__Short exercise__:
Print exactly the lines from the first one down to the line containing "const Y_LABEL = 'Normalized AU';", both ends included, with no pictures and nothing else.

## Start Provided data

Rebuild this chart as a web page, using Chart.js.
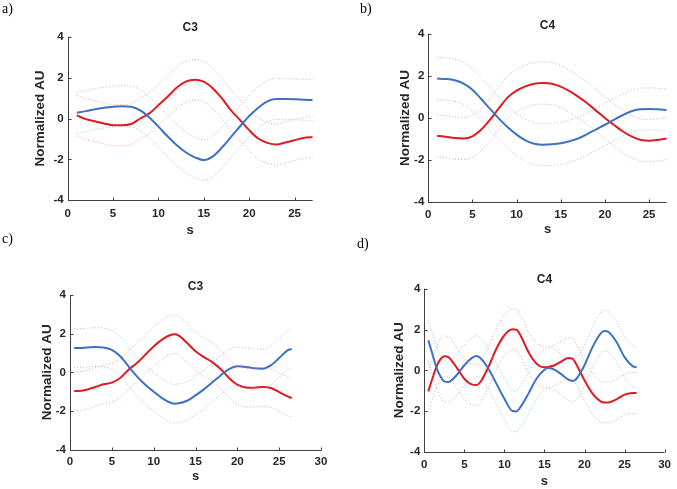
<!DOCTYPE html>
<html><head><meta charset="utf-8">
<script src="https://cdn.jsdelivr.net/npm/chart.js@4"></script>
<style>
body{margin:0;background:#fff;}
#wrap{position:relative;width:677px;height:489px;overflow:hidden;background:#fff}
#wrap canvas{position:absolute}
.lbl{position:absolute;font-family:"Liberation Serif","Times New Roman",serif;font-size:14px;color:#000;line-height:14px}
</style></head><body>
<div id="wrap">
<canvas id="ca" width="330" height="240" style="left:0;top:0"></canvas>
<canvas id="cb" width="337" height="240" style="left:340px;top:0"></canvas>
<canvas id="cc" width="340" height="249" style="left:0;top:240px"></canvas>
<canvas id="cd" width="337" height="249" style="left:340px;top:240px"></canvas>
<div class="lbl" style="left:2px;top:2px">a)</div>
<div class="lbl" style="left:360px;top:2px">b)</div>
<div class="lbl" style="left:2px;top:232px">c)</div>
<div class="lbl" style="left:357px;top:237px">d)</div>
</div>
<script>
// ---------- DATA ----------
const Y_TICKS = [-4, -2, 0, 2, 4];
const X_TICKS_27 = [0, 5, 10, 15, 20, 25];
const X_TICKS_30 = [0, 5, 10, 15, 20, 25, 30];
const TITLES = ['C3', 'C4', 'C3', 'C4'];
const X_LABEL = 's';
const Y_LABEL = 'Normalized AU';

// panel a
const A_X = [1,2,3,4,5,6,7,8,9,10,11,12,13,14,15,16,17,18,19,20,21,22,23,24,25,26,27];
const A_BLUE = [0.28,0.36,0.45,0.53,0.58,0.60,0.58,0.40,0.05,-0.40,-0.87,-1.30,-1.65,-1.90,-2.03,-1.85,-1.42,-0.90,-0.38,0.12,0.53,0.84,0.95,0.95,0.94,0.92,0.90];
const A_BLUE_UP = [1.28,1.36,1.45,1.53,1.58,1.60,1.58,1.40,1.05,0.60,0.13,-0.30,-0.65,-0.90,-1.03,-0.85,-0.42,0.10,0.62,1.12,1.53,1.84,1.95,1.95,1.94,1.92,1.90];
const A_BLUE_LO = [-0.72,-0.64,-0.55,-0.47,-0.42,-0.40,-0.42,-0.60,-0.95,-1.40,-1.87,-2.30,-2.65,-2.90,-3.03,-2.85,-2.42,-1.90,-1.38,-0.88,-0.47,-0.16,-0.05,-0.05,-0.06,-0.08,-0.10];
const A_RED = [0.15,-0.03,-0.13,-0.24,-0.33,-0.33,-0.27,0.00,0.25,0.65,1.06,1.50,1.80,1.90,1.80,1.47,0.98,0.40,-0.08,-0.57,-0.98,-1.19,-1.27,-1.17,-1.06,-0.95,-0.90];
const A_RED_UP = [1.15,0.97,0.87,0.76,0.67,0.67,0.73,1.00,1.25,1.65,2.06,2.50,2.80,2.90,2.80,2.47,1.98,1.40,0.92,0.43,0.02,-0.19,-0.27,-0.17,-0.06,0.05,0.10];
const A_RED_LO = [-0.85,-1.03,-1.13,-1.24,-1.33,-1.33,-1.27,-1.00,-0.75,-0.35,0.06,0.50,0.80,0.90,0.80,0.47,-0.02,-0.60,-1.08,-1.57,-1.98,-2.19,-2.27,-2.17,-2.06,-1.95,-1.90];

// panel b
const B_X = [1,2,3,4,5,6,7,8,9,10,11,12,13,14,15,16,17,18,19,20,21,22,23,24,25,26,27];
const B_BLUE = [1.87,1.85,1.79,1.63,1.34,0.90,0.43,-0.03,-0.44,-0.79,-1.06,-1.22,-1.27,-1.25,-1.20,-1.10,-0.97,-0.76,-0.54,-0.32,-0.09,0.13,0.32,0.41,0.43,0.41,0.38];
const B_BLUE_UP = [2.87,2.85,2.79,2.63,2.34,1.90,1.43,0.97,0.56,0.21,-0.06,-0.22,-0.27,-0.25,-0.20,-0.10,0.03,0.24,0.46,0.68,0.91,1.13,1.32,1.41,1.43,1.41,1.38];
const B_BLUE_LO = [0.87,0.85,0.79,0.63,0.34,-0.10,-0.57,-1.03,-1.44,-1.79,-2.06,-2.22,-2.27,-2.25,-2.20,-2.10,-1.97,-1.76,-1.54,-1.32,-1.09,-0.87,-0.68,-0.59,-0.57,-0.59,-0.62];
const B_RED = [-0.84,-0.89,-0.95,-0.97,-0.87,-0.55,-0.08,0.47,0.98,1.30,1.50,1.63,1.66,1.63,1.49,1.27,1.00,0.70,0.35,0.00,-0.32,-0.63,-0.87,-1.03,-1.08,-1.04,-0.97];
const B_RED_UP = [0.16,0.11,0.05,0.03,0.13,0.45,0.92,1.47,1.98,2.30,2.50,2.63,2.66,2.63,2.49,2.27,2.00,1.70,1.35,1.00,0.68,0.37,0.13,-0.03,-0.08,-0.04,0.03];
const B_RED_LO = [-1.84,-1.89,-1.95,-1.97,-1.87,-1.55,-1.08,-0.53,-0.02,0.30,0.50,0.63,0.66,0.63,0.49,0.27,0.00,-0.30,-0.65,-1.00,-1.32,-1.63,-1.87,-2.03,-2.08,-2.04,-1.97];

// panel c
const C_X = [0.5,1,2,3,4,5,6,7,8,9,10,11,12,12.5,13,14,15,16,17,18,19,20,21,22,23,24,25,26,26.5];
const C_BLUE = [1.26,1.26,1.28,1.31,1.29,1.16,0.83,0.31,-0.21,-0.64,-1.00,-1.33,-1.57,-1.62,-1.60,-1.47,-1.19,-0.88,-0.52,-0.16,0.17,0.31,0.28,0.21,0.19,0.36,0.74,1.14,1.21];
const C_BLUE_UP = [2.26,2.26,2.28,2.31,2.29,2.16,1.83,1.31,0.79,0.36,0.00,-0.33,-0.57,-0.62,-0.60,-0.47,-0.19,0.12,0.48,0.84,1.17,1.31,1.28,1.21,1.19,1.36,1.74,2.14,2.21];
const C_BLUE_LO = [0.26,0.26,0.28,0.31,0.29,0.16,-0.17,-0.69,-1.21,-1.64,-2.00,-2.33,-2.57,-2.62,-2.60,-2.47,-2.19,-1.88,-1.52,-1.16,-0.83,-0.69,-0.72,-0.79,-0.81,-0.64,-0.26,0.14,0.21];
const C_RED = [-0.97,-0.97,-0.90,-0.76,-0.62,-0.53,-0.29,0.14,0.48,0.91,1.34,1.69,1.93,1.97,1.90,1.52,1.09,0.79,0.53,0.17,-0.29,-0.64,-0.78,-0.79,-0.76,-0.81,-1.02,-1.24,-1.33];
const C_RED_UP = [0.03,0.03,0.10,0.24,0.38,0.47,0.71,1.14,1.48,1.91,2.34,2.69,2.93,2.97,2.90,2.52,2.09,1.79,1.53,1.17,0.71,0.36,0.22,0.21,0.24,0.19,-0.02,-0.24,-0.33];
const C_RED_LO = [-1.97,-1.97,-1.90,-1.76,-1.62,-1.53,-1.29,-0.86,-0.52,-0.09,0.34,0.69,0.93,0.97,0.90,0.52,0.09,-0.21,-0.47,-0.83,-1.29,-1.64,-1.78,-1.79,-1.76,-1.81,-2.02,-2.24,-2.33];

// panel d
const D_X = [0.5,1,1.5,2,2.5,3,4,5,6,6.5,7,8,9,10,11,11.5,12,13,14,15,15.5,16,17,18,18.5,19,20,21,22,22.5,23,24,25,26,26.5];
const D_BLUE = [1.47,0.82,0.16,-0.29,-0.54,-0.57,-0.25,0.25,0.62,0.70,0.60,0.08,-0.65,-1.39,-1.99,-2.01,-1.80,-1.14,-0.41,0.03,0.11,0.08,-0.16,-0.46,-0.52,-0.41,0.25,1.14,1.80,1.93,1.88,1.39,0.65,0.21,0.15];
const D_BLUE_UP = [2.47,1.82,1.16,0.71,0.46,0.43,0.75,1.25,1.62,1.70,1.60,1.08,0.35,-0.39,-0.99,-1.01,-0.80,-0.14,0.59,1.03,1.11,1.08,0.84,0.54,0.48,0.59,1.25,2.14,2.80,2.93,2.88,2.39,1.65,1.21,1.15];
const D_BLUE_LO = [0.47,-0.18,-0.84,-1.29,-1.54,-1.57,-1.25,-0.75,-0.38,-0.30,-0.40,-0.92,-1.65,-2.39,-2.99,-3.01,-2.80,-2.14,-1.41,-0.97,-0.89,-0.92,-1.16,-1.46,-1.52,-1.41,-0.75,0.14,0.80,0.93,0.88,0.39,-0.35,-0.79,-0.85];
const D_RED = [-1.03,-0.41,0.16,0.54,0.69,0.65,0.16,-0.41,-0.70,-0.72,-0.57,0.16,1.06,1.72,2.01,1.99,1.72,0.90,0.33,0.15,0.17,0.21,0.41,0.60,0.57,0.28,-0.49,-1.14,-1.52,-1.57,-1.57,-1.42,-1.19,-1.11,-1.11];
const D_RED_UP = [-0.03,0.59,1.16,1.54,1.69,1.65,1.16,0.59,0.30,0.28,0.43,1.16,2.06,2.72,3.01,2.99,2.72,1.90,1.33,1.15,1.17,1.21,1.41,1.60,1.57,1.28,0.51,-0.14,-0.52,-0.57,-0.57,-0.42,-0.19,-0.11,-0.11];
const D_RED_LO = [-2.03,-1.41,-0.84,-0.46,-0.31,-0.35,-0.84,-1.41,-1.70,-1.72,-1.57,-0.84,0.06,0.72,1.01,0.99,0.72,-0.10,-0.67,-0.85,-0.83,-0.79,-0.59,-0.40,-0.43,-0.72,-1.49,-2.14,-2.52,-2.57,-2.57,-2.42,-2.19,-2.11,-2.11];

// ---------- STYLE / LAYOUT ----------
const BLUE = '#3d72c2', RED = '#e01b1f';
const BLUE_LIGHT = 'rgba(120,175,230,0.75)', RED_LIGHT = 'rgba(235,120,120,0.7)';
const TXT = '#262626', AXIS = '#404040';
const FONT = '"Liberation Sans", Arial, Helvetica, sans-serif';

const panels = [
  {id:'ca', w:330, h:240, l:67.7, r:312.7, t:36.7, b:200.3, tc:28, tp:6.4, sp:2.2, yp:31.9, xmax:27, xt:X_TICKS_27,
   x:A_X, blue:A_BLUE, bu:A_BLUE_UP, bl:A_BLUE_LO, red:A_RED, ru:A_RED_UP, rl:A_RED_LO},
  {id:'cb', w:337, h:240, l:88.3, r:326.7, t:33.7, b:202.3, tc:26, tp:5.4, sp:3.2, yp:56.9, xmax:27, xt:X_TICKS_27,
   x:B_X, blue:B_BLUE, bu:B_BLUE_UP, bl:B_BLUE_LO, red:B_RED, ru:B_RED_UP, rl:B_RED_LO},
  {id:'cc', w:340, h:249, l:70, r:321, t:55, b:209.7, tc:46.7, tp:5, sp:5.2, yp:39.6, xmax:30, xt:X_TICKS_30,
   x:C_X, blue:C_BLUE, bu:C_BLUE_UP, bl:C_BLUE_LO, red:C_RED, ru:C_RED_UP, rl:C_RED_LO},
  {id:'cd', w:337, h:249, l:84.3, r:329.3, t:48.7, b:212, tc:39.3, tp:6, sp:0.2, yp:50.9, xmax:30, xt:X_TICKS_30,
   x:D_X, blue:D_BLUE, bu:D_BLUE_UP, bl:D_BLUE_LO, red:D_RED, ru:D_RED_UP, rl:D_RED_LO}
];

const axesPlugin = {
  id: 'matlabAxes',
  afterDraw(chart) {
    const {ctx, chartArea: ca, scales} = chart;
    ctx.save();
    ctx.strokeStyle = AXIS;
    ctx.lineWidth = 1;
    ctx.beginPath();
    const L = Math.round(ca.left) + 0.5, B = Math.round(ca.bottom) + 0.5;
    ctx.moveTo(L, ca.top); ctx.lineTo(L, B); ctx.lineTo(ca.right, B);
    scales.x.ticks.forEach(t => {
      const px = Math.round(scales.x.getPixelForValue(t.value)) + 0.5;
      ctx.moveTo(px, B); ctx.lineTo(px, B - 3);
    });
    scales.y.ticks.forEach(t => {
      const py = Math.round(scales.y.getPixelForValue(t.value)) + 0.5;
      ctx.moveTo(L, py); ctx.lineTo(L + 3, py);
    });
    ctx.stroke();
    ctx.restore();
  }
};

function pts(xs, ys) { return xs.map((x, i) => ({x: x, y: ys[i]})); }
function ds(xs, ys, color, width, dash) {
  return {data: pts(xs, ys), borderColor: color, borderWidth: width, borderDash: dash,
          pointRadius: 0, fill: false, cubicInterpolationMode: 'monotone'};
}

panels.forEach((p, idx) => {
  new Chart(document.getElementById(p.id), {
    type: 'line',
    data: {
      datasets: [
        ds(p.x, p.bu, BLUE_LIGHT, 1, [1, 2]),
        ds(p.x, p.bl, BLUE_LIGHT, 1, [1, 2]),
        ds(p.x, p.ru, RED_LIGHT, 1, [1, 2]),
        ds(p.x, p.rl, RED_LIGHT, 1, [1, 2]),
        ds(p.x, p.blue, BLUE, 2, []),
        ds(p.x, p.red, RED, 2, [])
      ]
    },
    options: {
      responsive: false, animation: false, devicePixelRatio: 1,
      layout: {padding: {left: 0, right: p.w - p.r, top: 0, bottom: 0}},
      plugins: {
        legend: {display: false}, tooltip: {enabled: false},
        title: {display: true, text: TITLES[idx], fullSize: false, color: TXT,
                font: {family: FONT, size: 12, weight: 'bold', lineHeight: 1.2},
                padding: {top: p.tc - 7.2, bottom: p.t - p.tc - 7.2}}
      },
      scales: {
        x: {
          type: 'linear', min: 0, max: p.xmax,
          grid: {display: false, drawTicks: false}, border: {display: false},
          afterBuildTicks: s => { s.ticks = p.xt.map(v => ({value: v})); },
          afterFit: s => { s.height = p.h - p.b; },
          ticks: {color: TXT, padding: p.tp, maxRotation: 0, autoSkip: false,
                  font: {family: FONT, size: 11.5, weight: 'bold'}},
          title: {display: true, text: X_LABEL, color: TXT, padding: {top: 0, bottom: p.sp},
                  font: {family: FONT, size: 13, weight: 'bold', lineHeight: 1.2}}
        },
        y: {
          min: -4, max: 4,
          grid: {display: false, drawTicks: false}, border: {display: false},
          afterBuildTicks: s => { s.ticks = Y_TICKS.map(v => ({value: v})); },
          afterFit: s => { s.width = p.l; },
          ticks: {color: TXT, padding: 4, autoSkip: false,
                  font: {family: FONT, size: 11.5, weight: 'bold'}},
          title: {display: true, text: Y_LABEL, color: TXT, padding: {top: p.yp, bottom: 0},
                  font: {family: FONT, size: 13.5, weight: 'bold', lineHeight: 1.2}}
        }
      }
    },
    plugins: [axesPlugin]
  });
});
</script>
</body></html>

## End Provided data

__Expected answer__:
Rebuild this chart as a web page, using Chart.js.
<!DOCTYPE html>
<html><head><meta charset="utf-8">
<script src="https://cdn.jsdelivr.net/npm/chart.js@4"></script>
<style>
body{margin:0;background:#fff;}
#wrap{position:relative;width:677px;height:489px;overflow:hidden;background:#fff}
#wrap canvas{position:absolute}
.lbl{position:absolute;font-family:"Liberation Serif","Times New Roman",serif;font-size:14px;color:#000;line-height:14px}
</style></head><body>
<div id="wrap">
<canvas id="ca" width="330" height="240" style="left:0;top:0"></canvas>
<canvas id="cb" width="337" height="240" style="left:340px;top:0"></canvas>
<canvas id="cc" width="340" height="249" style="left:0;top:240px"></canvas>
<canvas id="cd" width="337" height="249" style="left:340px;top:240px"></canvas>
<div class="lbl" style="left:2px;top:2px">a)</div>
<div class="lbl" style="left:360px;top:2px">b)</div>
<div class="lbl" style="left:2px;top:232px">c)</div>
<div class="lbl" style="left:357px;top:237px">d)</div>
</div>
<script>
// ---------- DATA ----------
const Y_TICKS = [-4, -2, 0, 2, 4];
const X_TICKS_27 = [0, 5, 10, 15, 20, 25];
const X_TICKS_30 = [0, 5, 10, 15, 20, 25, 30];
const TITLES = ['C3', 'C4', 'C3', 'C4'];
const X_LABEL = 's';
const Y_LABEL = 'Normalized AU';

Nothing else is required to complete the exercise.